The Five Hundred and Montego were a great replacement for the Crown Vic that they didnt’ know how to sell and made too drastically spartan. The sweet spot for those is the Taurus re-naming and new interior, before they became the last-gen Taurus, which was a repeat of the ’70s big-outside, not-as-big-inside thing.
Oh, and those DID start life as Volvos. Ford really only survived the recession because of the F-Series and platforms from Volvo and Mazda.
I’m not in the rust-belt, so a little less in tune with rust issues. I know the rocker panels on the 08-10 Focuses are an issue. My work (local gov) still has circa ’10-’11 Fusion hybrids in the fleet, typically with only 20k miles are so and they’re pleasant to drive and still very solid. For awhile I kept an eye out for any auctions of them but eventually decided to just buy a new car. Yes, the Taurus re-name, or a black Sable even better.
Meh. I was going to flip a coin to decide between these two sleep aids, but that was more effort than I was willing to expend. I voted for the PT Cruiser because it was first.
This is a neither day for me, if that isn’t obvious. I’m happy I don’t have to drive either one of these things.
I’ll take the Focus, because it’s blue.
Same. I’m done driving cars in boring colors.

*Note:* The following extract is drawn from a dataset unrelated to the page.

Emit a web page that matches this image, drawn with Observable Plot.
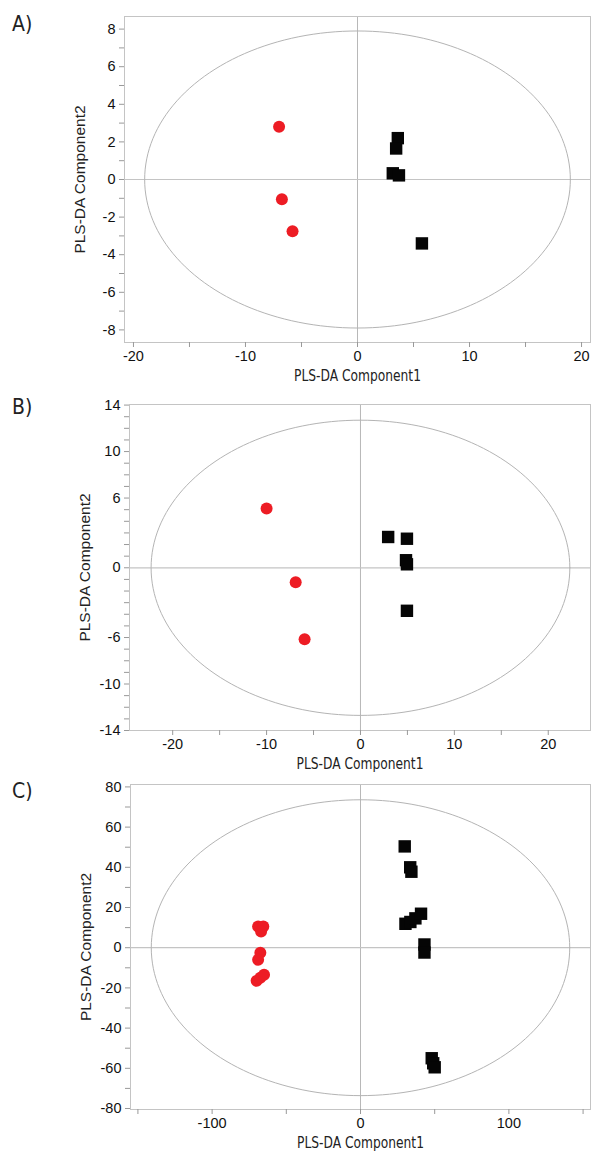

And because it’s not a PT Loser.
If it was one of the earlier PTs, I probably would have gone in that direction. I mean, if you’re gonna PT, you might as well lean into one with all of the PT-ness, right? Comparing the one here with the most boring Focus brings that to light for me. If we’re going boring, well…get the one that has the wheels instead of hubcaps, I guess. I’ve driven one as a rental for a bit, and nicknamed it “the spud” for good reason. There’s really nothing there for a driver apart from it being a *car*, but if that’s what you need – this is a *car*
Having driven both. The seats in the PT are torturous, hard no.